The court also made the following additional comments regarding its ruling:
if R.M. gets into her virtue, if that’s the right term - - I’m referring now to the potential testimony that she had never cheated on her boyfriend - - that could open the door to some of these other matters that have been raised.

When asked whether testimony that she would never “cheat” on her boyfriend would open the door to this excluded evidence, the court stated “Not necessarily. I can’t tell you right now. It depends on the context that comes in.”

The Defendant took what evidence he could get in and argued that the sexual contact was consensual, and that the victim was only denying consent in order to preserve her relationship with the boyfriend. This argument was unsuccessful, and the jury convicted Alberts of third-degree sexual abuse.

The Supreme Court noted that "Rule 5.412 prohibits introduction of reputation or opinion evidence of a complainant’s “past sexual behavior” and substantially limits admissibility of evidence of specific instances of a complainant’s past sexual behavior. Rule 5.412(d) defines “past sexual behavior” as “sexual behavior other than the sexual behavior with respect to which sexual abuse is alleged.”" Although all parties to the skinny-dipping incident specifically denied any sexual contact, the Court found that the incident did constitute "past sexual behavior" under the meaning of the Rule. However, the Court also recognized that in prior caselaw it had determined that prior false claims of sexual activity do not fall within the coverage of our rape-shield law.(“Because a false allegation of sexual activity is not sexual behavior, such statements fall outside both the letter and the spirit of the rape-shield law.”).

The Court noted that a rule outlining admissibility in these circumstances is vital: the purpose of a rape shield law is to keep evidence of prior sexual behavior entirely out of the purview of the jury, so the court can't simply let the jury hear the evidence of the past conduct and determine for itself whether the past sexual behavior was a "false allegation of sexual activity" or not. Instead, it must make that determination first, and then only allow prior false accusations to be heard within the confines of the courtroom. The Court articulated the showing needed to be made by a defendant wishing to enter evidence of a past incident involving an alleged victim under the auspices of a false allegation of sexual activity:
"[A] criminal defendant wishing to admit such evidence must first make a threshold showing to the trial judge outside the presence of the jury that (1) the complaining witness made the statements and (2) the statements are false, based on a preponderance of the evidence."
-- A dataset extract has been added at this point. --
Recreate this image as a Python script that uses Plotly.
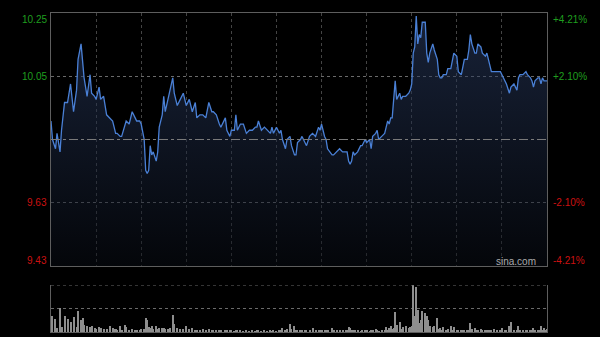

The Court noted that even when this facial showing of admissibility is made, the State may still rebut or attack the evidence offered by the Defendant once it got before the jury.

Based on this, the Court ruled:
"In the present case, the trial court sustained the State’s motion in limine without explanation. Presumably, the court found the skinny-dipping incident to be “past sexual behavior.” However, the court failed to take the additional step of determining whether R.M. made a false claim of sexual misconduct relating to the incident, which would make the rape-shield law not applicable."
After dealing briefly with the issues of whether the evidence of the skinny dipping incident would be more prejudicial to the alleged victim than probative toward the issue of consent (it wouldn't), and whether the skinny-dipping incident was relevant to the charge at hand (it was), the Court noted that precluding the incident from going in front of the jury unfairly prejudiced the Defendant from making his case for consent, and sent the case back down to the lower court. However, rather than ordering a whole new trial with the issue of admissibility of the skinny dipping incident to be determined by motion in limine, they only ordered a hearing on the admissibility issue, based on the interests of judicial economy, with a new trial to follow only if the evidence was wrongfully excluded. Rationale: If the incident wasn't wrongfully excluded under the standard articulated by the Supreme Court, then the trial wasn't tainted after all and the conviction can stand.

Okay, that wraps it up for the latest brain-bleed legal posting. Back to cute skirts, theater, and odd videos.